Hitler’s bronze-medal placing with 21 million murdered civilians and POWs is well remembered, it was a short and very violent performance that also killed about 15 million soldiers and civilians during the fighting to get him off the podium. The Soviet Union played a longer game – from 1917 to 1991 -- and so turned in a clear gold medal score of over 60 million people in purges, death-camps, deliberate famine and other instances of progressive social engineering.

Now the silver medal finalist is putting in a bid for Olympic glory in the hopes that the glitter of the games might hide the tarnish of its history. Canada was among the many nations to boycott the Moscow games and, had we been the least bit prescient, we probably would have boycotted Berlin too.

In China’s defence it must be said that the first half of the 20th Century was not kind to her people – foreign exploitation, revolutions, protracted civil wars, a ruthless (and incompetent) dictator, a genocidal invader and a final round of civil war. The stability China has experienced since Mao marched into Beijing has not been easy either. While Mao was alive, the most reasonable estimates (those of Nobel Peace Prize nominee Professor R.J. Rummel) placed the human cost of his rule at 34.4 million deaths. These include mass-murders, deaths by culpable negligence through deliberate famine and in gulags.

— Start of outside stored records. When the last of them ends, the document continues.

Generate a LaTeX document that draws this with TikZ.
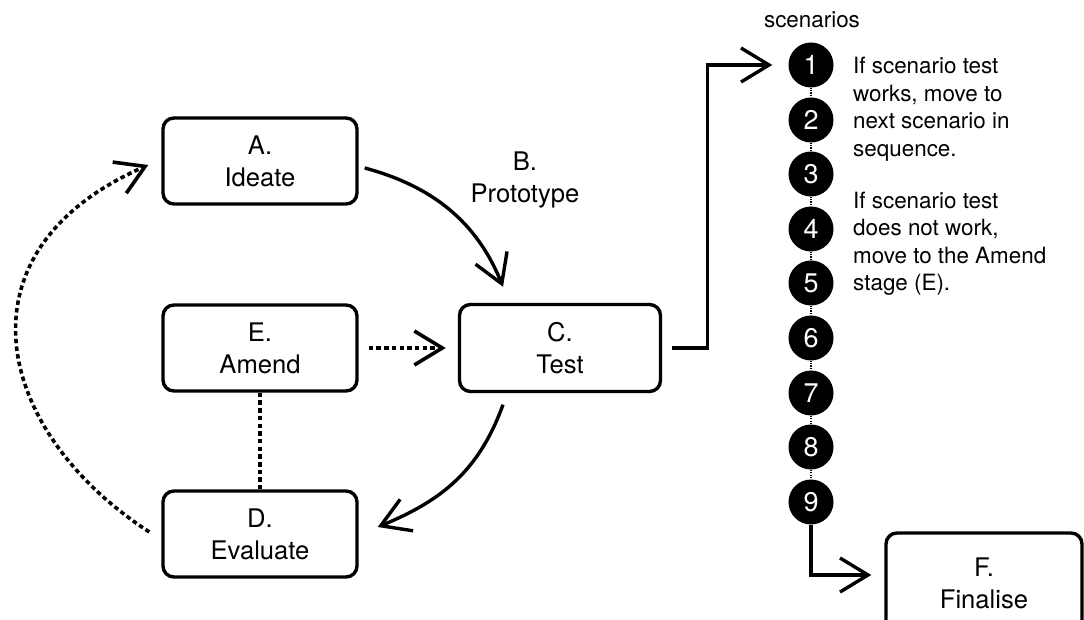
\documentclass[tikz,border=0pt]{standalone}
\usepackage{fontspec}
\setmainfont{TeX Gyre Heros}
\usetikzlibrary{arrows.meta}
\begin{document}
\begin{tikzpicture}[x=1pt,y=1pt,
  stage/.style={draw, line width=3.4pt, rounded corners=11pt, minimum width=194pt,
    minimum height=86pt, align=center, inner sep=0pt,
    font=\fontsize{25.6}{32}\selectfont},
  scen/.style={circle, fill=black, minimum size=45pt, inner sep=0pt, text=white,
    font=\fontsize{27}{27}\selectfont},
  note/.style={anchor=north west, inner sep=0pt, align=left,
    font=\fontsize{22.4}{27.5}\selectfont},
  flow/.style={line width=3.4pt, -{Straight Barb[length=28pt,width=34pt]}},
  dash3/.style={line width=3.6pt, dash pattern=on 4.5pt off 3.2pt},
  link/.style={line width=1.2pt, dash pattern=on 1.2pt off 1.2pt}
]
\useasboundingbox (0,0) rectangle (1084,619);

% design cycle stages
\node[stage] (A) at (260,458) {A.\\Ideate};
\node[stage] (E) at (260,271) {E.\\Amend};
\node[stage] (D) at (260,85) {D.\\Evaluate};
\node[stage, minimum width=201pt, minimum height=87pt] (C) at (560,271) {C.\\Test};
\node[stage, minimum width=196pt, minimum height=100pt] (F) at (984,36) {F.\\Finalise};
\node[align=center, font=\fontsize{25.6}{32}\selectfont] (B) at (525,439) {B.\\Prototype};

% scenario sequence
\node[font=\fontsize{22.4}{27}\selectfont] (title) at (812,599) {scenarios};
\foreach \i/\y in {1/554,2/499,3/445,4/390,5/336,6/281,7/226,8/172,9/117}
  \node[scen] (s\i) at (811,\y) {\i};
\foreach \i [count=\j from 2] in {1,...,8}
  \draw[link] (s\i) -- (s\j);

\node[note] (n1) at (853,562) {If scenario test\\works, move to\\next scenario in\\sequence.};
\node[note] (n2) at (853,427.5) {If scenario test\\does not work,\\move to the Amend\\stage (E).};

% connectors
\draw[flow] ([shift={(6pt,-7pt)}]A.east) .. controls +(-15:70pt) and +(112:70pt)
  .. ([shift={(-57pt,16pt)}]C.north);
\draw[flow] ([shift={(-57pt,-11.5pt)}]C.south) .. controls +(-110:70pt) and +(22.4:70pt)
  .. ([shift={(19pt,7pt)}]D.east);
\draw[flow, dash3] ([xshift=10pt]E.east) -- ([xshift=-12pt]C.west);
\draw[dash3] (E.south) -- (D.north);
\draw[flow, dash3] ([shift={(-12pt,2pt)}]D.west) .. controls +(147:185pt) and +(203.7:215pt)
  .. ([shift={(-13pt,-4pt)}]A.west);
\draw[flow] ([xshift=10pt]C.east) -- ++(35pt,0) |- ([xshift=-16pt]s1.west);
\draw[flow] (s9.south) |- ([shift={(-13pt,8pt)}]F.west);
\end{tikzpicture}
\end{document}
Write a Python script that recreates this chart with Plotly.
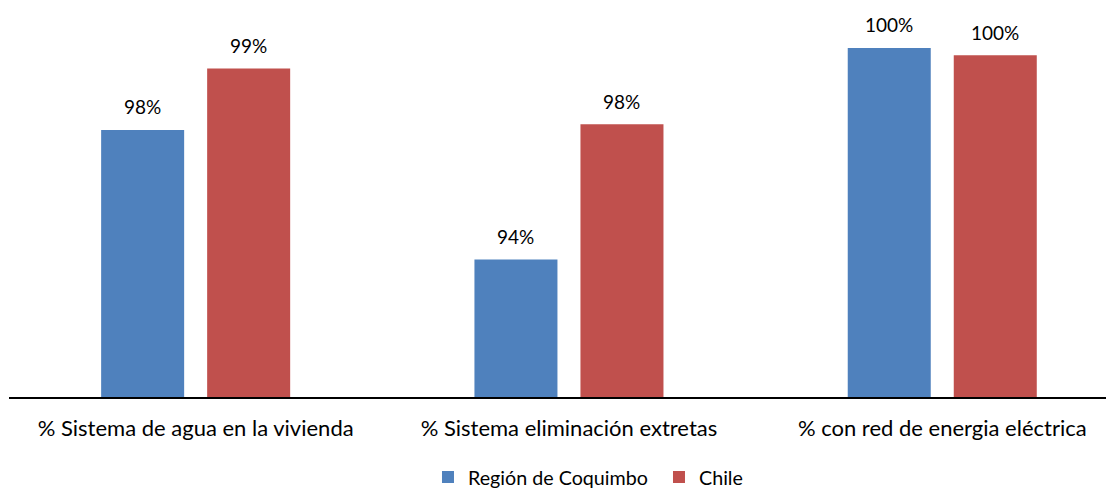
import plotly.graph_objects as go

categories = [
    "% Sistema de agua en la vivienda",
    "% Sistema eliminación extretas",
    "% con red de energia eléctrica",
]
series_names = ["Región de Coquimbo", "Chile"]
coquimbo = [0.9765, 0.9394, 1.0000]
chile = [0.9941, 0.9781, 0.9979]
colors = ["#4F81BD", "#C0504D"]

FONT = "Lato"

fig = go.Figure()
for name, vals, col in zip(series_names, [coquimbo, chile], colors):
    fig.add_trace(go.Bar(
        name=name, x=categories, y=vals,
        marker=dict(color=col, line=dict(width=0)),
    ))

# data labels above each bar
annotations = []
for shift, vals in zip([-53, 53], [coquimbo, chile]):
    for cat, v in zip(categories, vals):
        annotations.append(dict(
            x=cat, y=v, xref="x", yref="y", text=f"{v:.0%}",
            showarrow=False, xshift=shift, yshift=23, yanchor="middle",
            font=dict(family=FONT, size=19, color="#000000"),
        ))

# page body has an 8px margin, so offsets are compensated here
fig.update_layout(
    width=1114, height=489,
    margin=dict(l=1, r=0, t=12, b=99.5),
    paper_bgcolor="white", plot_bgcolor="white",
    barmode="group", bargap=0.432, bargroupgap=0.217,
    font=dict(family=FONT, size=19, color="#000000"),
    annotations=annotations,
    showlegend=True,
    legend=dict(
        orientation="h", x=0.584, xanchor="center", y=-0.213, yanchor="middle",
        font=dict(family=FONT, size=19.7), traceorder="normal",
        entrywidth=186,
    ),
)
fig.update_xaxes(
    range=[-0.5, 2.4815], showline=True, linecolor="#000000", linewidth=2,
    showgrid=False, ticks="", ticklabelstandoff=11,
    tickfont=dict(family=FONT, size=22), automargin=False,
)
fig.update_yaxes(range=[0.9, 1.008], visible=False, showgrid=False, automargin=False)

fig.write_html("out.html")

Since 1975, the rate of mass-murder slowed down enormously, but Mao’s heirs are far more interested in stability than in alien concepts of human rights and democracy. Rummel estimated that about 80,000 Chinese people died during the average year between 1976 and ’86 in gulags, repression in minority regions, as a result of the enthusiastic suppression of riots and disorders, and through other causes. The total from draconian birth control policies, whatever it may be, probably means that the figure of 80,000 annual ”deaths-by government” still holds true.

At any rate, China has long passed Nazi Germany to clinch the silver medal spot.

For all the antiquity and splendor of China and the greatness of its people, China’s history as a nation is quite recent and Beijing finds itself in an awkward position. The maturity of China’s culture has not been reconciled with the immaturity of its governing institutions – which in turn cannot balance Beijing’s desire for stability at any cost with its craving for international respectability.

In China, if everything is not in harmony, then disharmony is the unhappy result. Bejing’s desire to keep its people firmly under thumb while getting an international thumbs-up is going to lead to disharmony.

Olympic games bring respectability and – like Hitler’s Berlin and Soviet Moscow -- the Beijing government is trying to put its best face on. The results can be safely predicted. Reporters will be welcome to shoot ‘wonderful place’ stories in Beijing and China’s major cities, with ample supplies of happy children and cheerful elders to show how good life in China really is. Journalists who wander off the beaten track will helpfully find themselves levered right back on to it by polite policemen – and if they don’t take the hint, by less polite policemen.

It is safe to say that the camera lights in Beijing will not reach the Sinkiang labour camps or into Tibet. But then, the camera lights in Berlin didn’t reach Dachau, and those in Moscow didn’t reach the dissidents imprisoned in psychiatric hospitals or the Soviet forces in Afghanistan.

The entire point of the Olympiad is to honor the human spirit. The Games shouldn’t go to those who try to crush it. For the most part, the games have rightly had their home among people who nurture the human spirit – the citizens of liberal democratic nations. Excepting the 1936 Games and Moscow in the summer of 1980 (and Sarajevo in the winter of 1984), free peoples have always hosted the Olympics.

Giving the games to Beijing might ‘complete’ the triad of ultra-lethal totalitarian hosts for the Olympiad, but it is an honor that the Peoples Republic of China should go without. But if Beijing does get the games, they should go without Canadian representation.

Democracy? The games shouldn’t have a home without it.